Passing your driving test makes you safe for the roads, right? New statistics suggest not…
According to Brake, as many as 33 new drivers lose their licence every day on average – with two-thirds of these aged between 17 and 24.
New motorists who receive six or more penalty points within two years of passing their test risk losing their licence with immediate effect.
DVLA data released through a Freedom of Information (FOI) request found a total of 11,953 new drivers had their licences revoked in 2018.
Of these, 62% were in the 17-24 age bracket, with 19-year-olds causing the most driving offences – with 1,649 losing their licence. Twenty-year-olds were the second most likely to quickly rack up points, with 1,395 licences revoked over the year.
The 17-24 age range are also responsible for nearly a fifth of all serious injuries and fatalities caused on UK roads.

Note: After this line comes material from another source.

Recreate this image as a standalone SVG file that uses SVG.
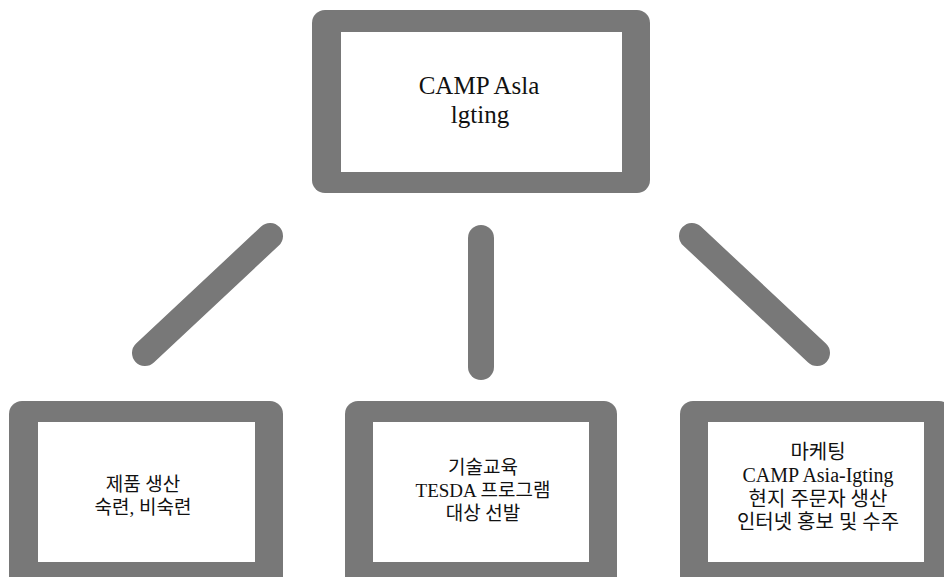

Joshua Harris, Director of Campaigns for Brake, was appalled by the data. “It’s shocking that so many new drivers are racking up enough penalty points to have their licences revoked so soon after passing their test, particularly those in the 17-24 age bracket,” he said.
“It clearly demonstrates that we need to make our licensing system, more robust so that when a driver passes their test, they have all the necessary tools and knowledge to drive safely on all roads and in all conditions.”
In light of the new statistics, Brake has called for a Graduated Driver Licencing (GDL) scheme to be brought in as a matter of urgency.
The GDL scheme would enforce a 12-month learner period, followed by a two-year novice period, limiting the luxuries of newly-qualified drivers.
Potential limits on new drivers could include preventing the use of certain roads and capping the number of passengers they can carry.
The Government has already announced a two-year Road Safety Action Plan which pledges to consider the introduction of the GDL scheme, but Brake wants the changes to come sooner.